Asthma Management in Schools

Published: Apr 17, 2013

One child in 13 (about 5 million) suffers from Asthma which is an inflammatory lung condition in which the airways become blocked or narrowed resulting in breathing problems, coughing, wheezing and shortness of breath.

Many individuals who suffer from Asthma experience increased symptoms when exposed to the conditions listed below:

  • Allergens, such as pollen, animal dander, dust mites, cockroaches, and molds.
  • Strong emotions, such as hard laughing or crying.
  • Irritants, such as cold air, strong odors, chemicals, indoor and outdoor pollutants, weather changes, and cigarette smoke.
  • Upper respiratory infections.
  • Physical exercise, especially when there are changes in weather, including changes in temperature, humidity, and wind.
  • Going out into cold air, or coming in from the heat into cool air.

Children breathe more rapidly and inhale more pollutants per pound of body weight than adults; children are especially vulnerable to respiratory hazards that maybe in the air in and around their schools and homes.

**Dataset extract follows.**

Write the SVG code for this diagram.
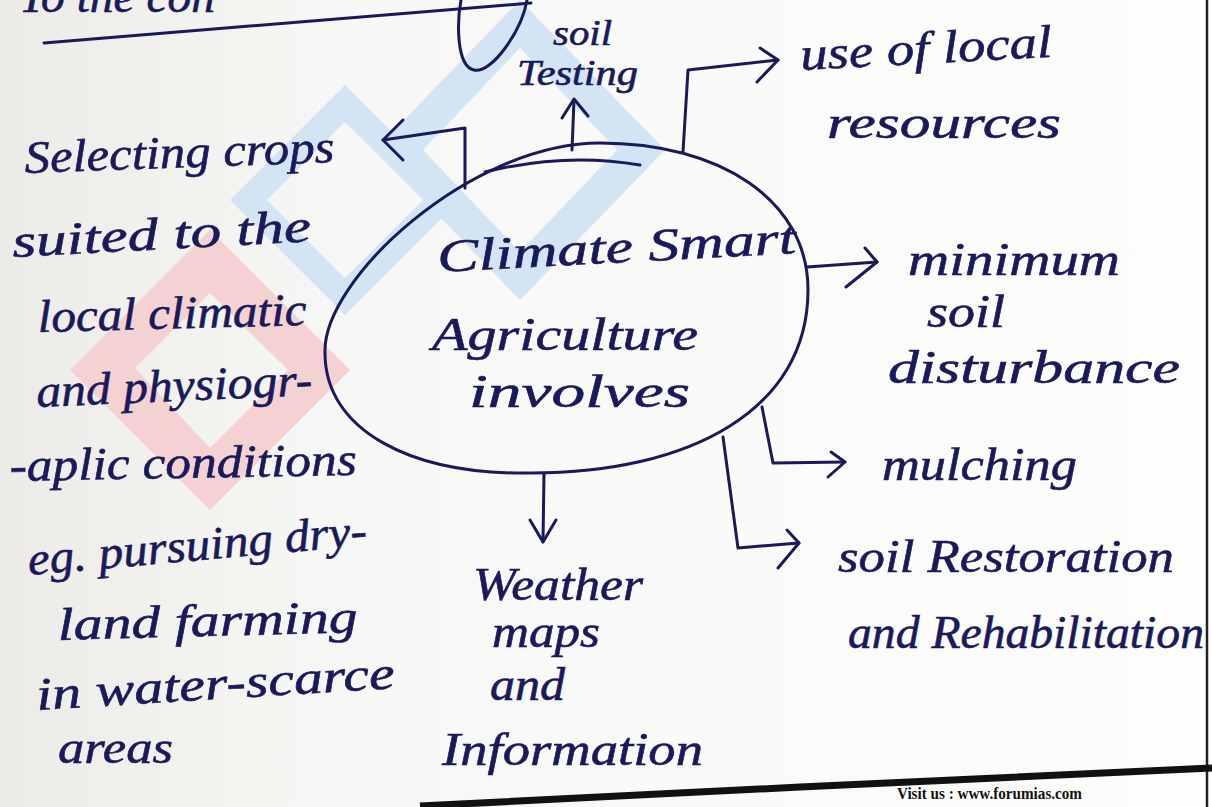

An asthma attack also affects the quality of a child’s life by contributing towards school avoidance and certain activities. Children often fall asleep in class who suffer from night time Asthma symptoms. Side effects from certain medicines can also hamper the child’s ability to concentrate properly.

Asthma is a life threatening condition and is the cause of 246 deaths in children annually.

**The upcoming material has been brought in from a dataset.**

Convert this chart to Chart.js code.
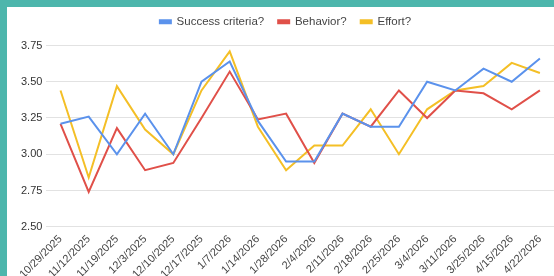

The school nurse has a critical role in coordinating an effective Asthma management activities in schools. They are responsible for promoting communication about the child’s condition to parents, school staff and healthcare workers. An Asthma management plan and protocols must be developed that monitors the child’s Asthma condition during school hours.

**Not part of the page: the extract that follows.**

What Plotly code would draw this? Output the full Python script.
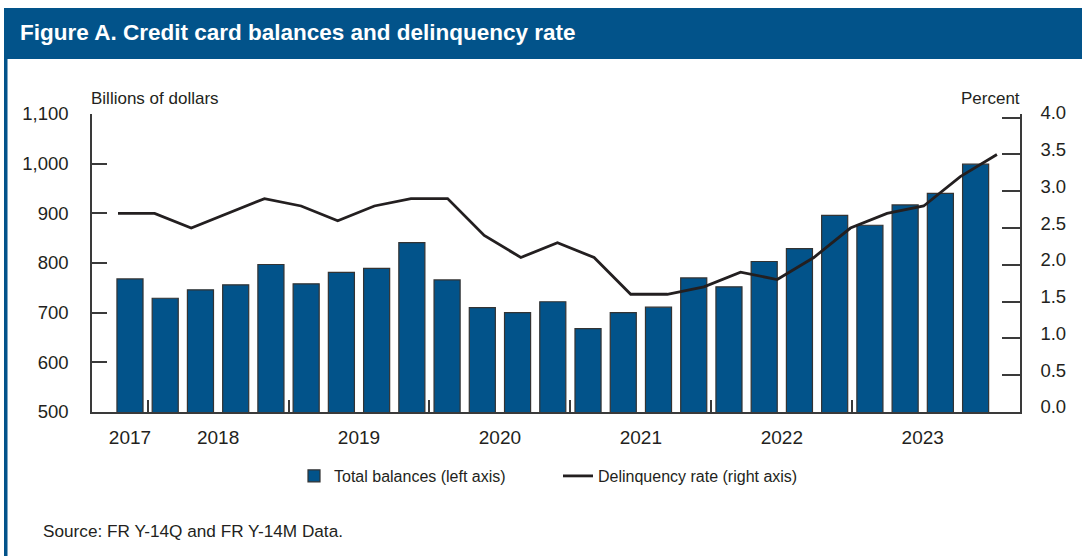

There are numerous ways for a school nurse to manage students with Asthma:

  • Educating the student and his/her family in asthma management, and proper use of treatment and management devices, such as peak flow meters, metered dose inhalers, and nebulizers.
  • Delivering asthma self management lessons.
  • Gathering asthma materials and resources for students, parents, and staff.
  • Developing an asthma management policy or plan for the school in crisis situations.
  • Helping parents understand the importance of sharing appropriate information about the child’s asthma with the school nurse and others in the school community involved with the child.

The purpose of Asthma management is to prevent permanent lung damage or abnormal lung function while living a symptom free and normal life. Good Asthma management depends on the doctor as well as the individual. Proper education by healthcare professionals means that the patient can effectively manage the condition between doctor visits.

Remember, an Asthma attack can result in a life or death situation so ensure that your child’s school follows effective Asthma management plans.